[Begin]

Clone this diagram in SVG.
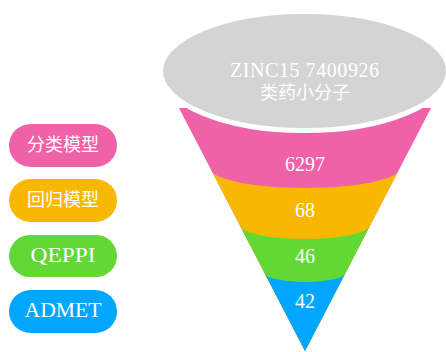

[End]
[Begin]

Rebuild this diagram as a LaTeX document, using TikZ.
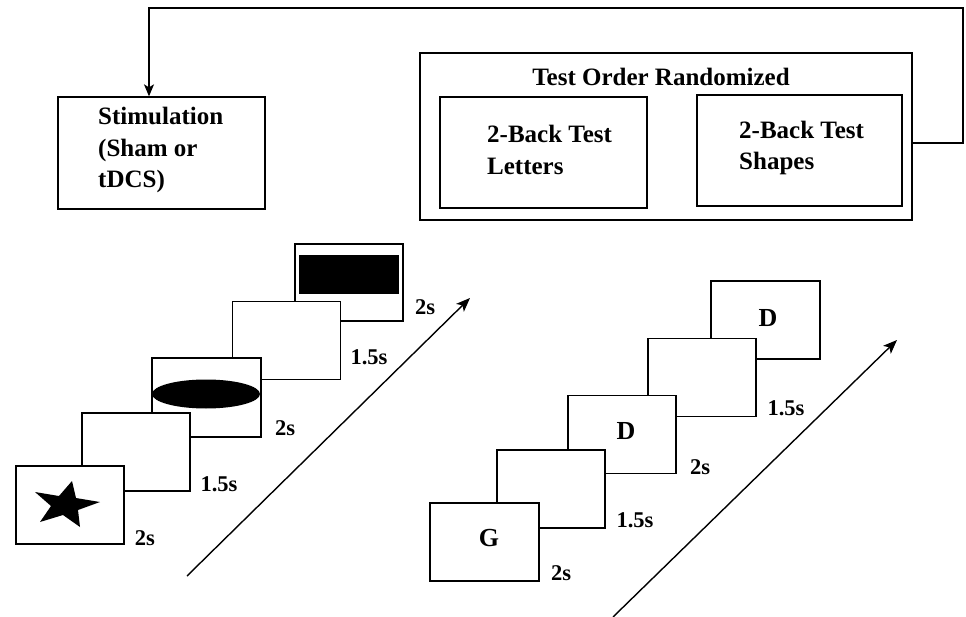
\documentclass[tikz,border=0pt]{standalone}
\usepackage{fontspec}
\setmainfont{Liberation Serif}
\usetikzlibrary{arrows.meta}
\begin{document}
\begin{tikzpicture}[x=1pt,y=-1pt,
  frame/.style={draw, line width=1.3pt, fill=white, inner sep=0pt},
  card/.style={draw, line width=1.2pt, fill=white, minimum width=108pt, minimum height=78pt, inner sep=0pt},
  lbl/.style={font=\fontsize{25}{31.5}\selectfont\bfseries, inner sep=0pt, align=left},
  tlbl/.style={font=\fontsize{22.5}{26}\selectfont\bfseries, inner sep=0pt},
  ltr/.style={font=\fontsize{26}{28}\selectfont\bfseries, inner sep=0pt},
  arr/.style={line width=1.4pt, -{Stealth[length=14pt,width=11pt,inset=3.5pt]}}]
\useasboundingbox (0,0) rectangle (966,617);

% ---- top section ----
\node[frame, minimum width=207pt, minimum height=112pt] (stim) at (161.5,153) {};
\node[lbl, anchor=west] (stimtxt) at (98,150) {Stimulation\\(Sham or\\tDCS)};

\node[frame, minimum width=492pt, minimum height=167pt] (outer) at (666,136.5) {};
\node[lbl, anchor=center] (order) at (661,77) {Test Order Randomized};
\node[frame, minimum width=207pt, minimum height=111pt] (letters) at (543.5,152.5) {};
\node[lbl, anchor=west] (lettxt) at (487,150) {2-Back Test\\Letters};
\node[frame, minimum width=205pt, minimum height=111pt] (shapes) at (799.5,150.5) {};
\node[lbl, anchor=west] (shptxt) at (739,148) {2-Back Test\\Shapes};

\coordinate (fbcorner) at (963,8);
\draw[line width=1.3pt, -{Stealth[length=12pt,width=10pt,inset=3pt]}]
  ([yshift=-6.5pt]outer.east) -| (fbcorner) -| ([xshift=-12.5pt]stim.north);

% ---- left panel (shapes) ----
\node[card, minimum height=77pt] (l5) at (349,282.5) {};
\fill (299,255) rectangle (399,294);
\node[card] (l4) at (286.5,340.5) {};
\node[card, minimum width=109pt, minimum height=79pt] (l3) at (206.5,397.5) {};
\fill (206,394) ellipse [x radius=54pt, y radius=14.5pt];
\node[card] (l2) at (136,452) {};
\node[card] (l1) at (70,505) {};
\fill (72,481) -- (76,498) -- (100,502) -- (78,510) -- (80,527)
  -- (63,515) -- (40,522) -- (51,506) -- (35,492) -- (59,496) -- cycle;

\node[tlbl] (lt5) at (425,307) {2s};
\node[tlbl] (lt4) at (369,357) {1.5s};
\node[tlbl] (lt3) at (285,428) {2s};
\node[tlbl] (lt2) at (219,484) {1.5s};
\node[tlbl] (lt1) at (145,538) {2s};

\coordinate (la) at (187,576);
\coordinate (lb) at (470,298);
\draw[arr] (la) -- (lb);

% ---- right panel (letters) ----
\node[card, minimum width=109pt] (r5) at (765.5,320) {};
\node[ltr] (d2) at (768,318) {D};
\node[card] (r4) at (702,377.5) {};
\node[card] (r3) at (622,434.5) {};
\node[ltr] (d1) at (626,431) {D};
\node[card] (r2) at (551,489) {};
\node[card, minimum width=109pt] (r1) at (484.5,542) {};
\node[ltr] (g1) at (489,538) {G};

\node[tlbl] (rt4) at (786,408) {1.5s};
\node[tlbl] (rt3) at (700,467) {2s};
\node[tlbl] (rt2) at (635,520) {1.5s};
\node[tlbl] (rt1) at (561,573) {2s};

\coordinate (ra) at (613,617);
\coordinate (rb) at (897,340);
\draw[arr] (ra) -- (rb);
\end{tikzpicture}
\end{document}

[End]

Copy exactly the stretch of lines from the one containing "Rebuild this diagram" through the one containing "anchor=west] (stimtxt) at", both included. Leave out any pictures.

Rebuild this diagram as a LaTeX document, using TikZ.
\documentclass[tikz,border=0pt]{standalone}
\usepackage{fontspec}
\setmainfont{Liberation Serif}
\usetikzlibrary{arrows.meta}
\begin{document}
\begin{tikzpicture}[x=1pt,y=-1pt,
  frame/.style={draw, line width=1.3pt, fill=white, inner sep=0pt},
  card/.style={draw, line width=1.2pt, fill=white, minimum width=108pt, minimum height=78pt, inner sep=0pt},
  lbl/.style={font=\fontsize{25}{31.5}\selectfont\bfseries, inner sep=0pt, align=left},
  tlbl/.style={font=\fontsize{22.5}{26}\selectfont\bfseries, inner sep=0pt},
  ltr/.style={font=\fontsize{26}{28}\selectfont\bfseries, inner sep=0pt},
  arr/.style={line width=1.4pt, -{Stealth[length=14pt,width=11pt,inset=3.5pt]}}]
\useasboundingbox (0,0) rectangle (966,617);

% ---- top section ----
\node[frame, minimum width=207pt, minimum height=112pt] (stim) at (161.5,153) {};
\node[lbl, anchor=west] (stimtxt) at (98,150) {Stimulation\\(Sham or\\tDCS)};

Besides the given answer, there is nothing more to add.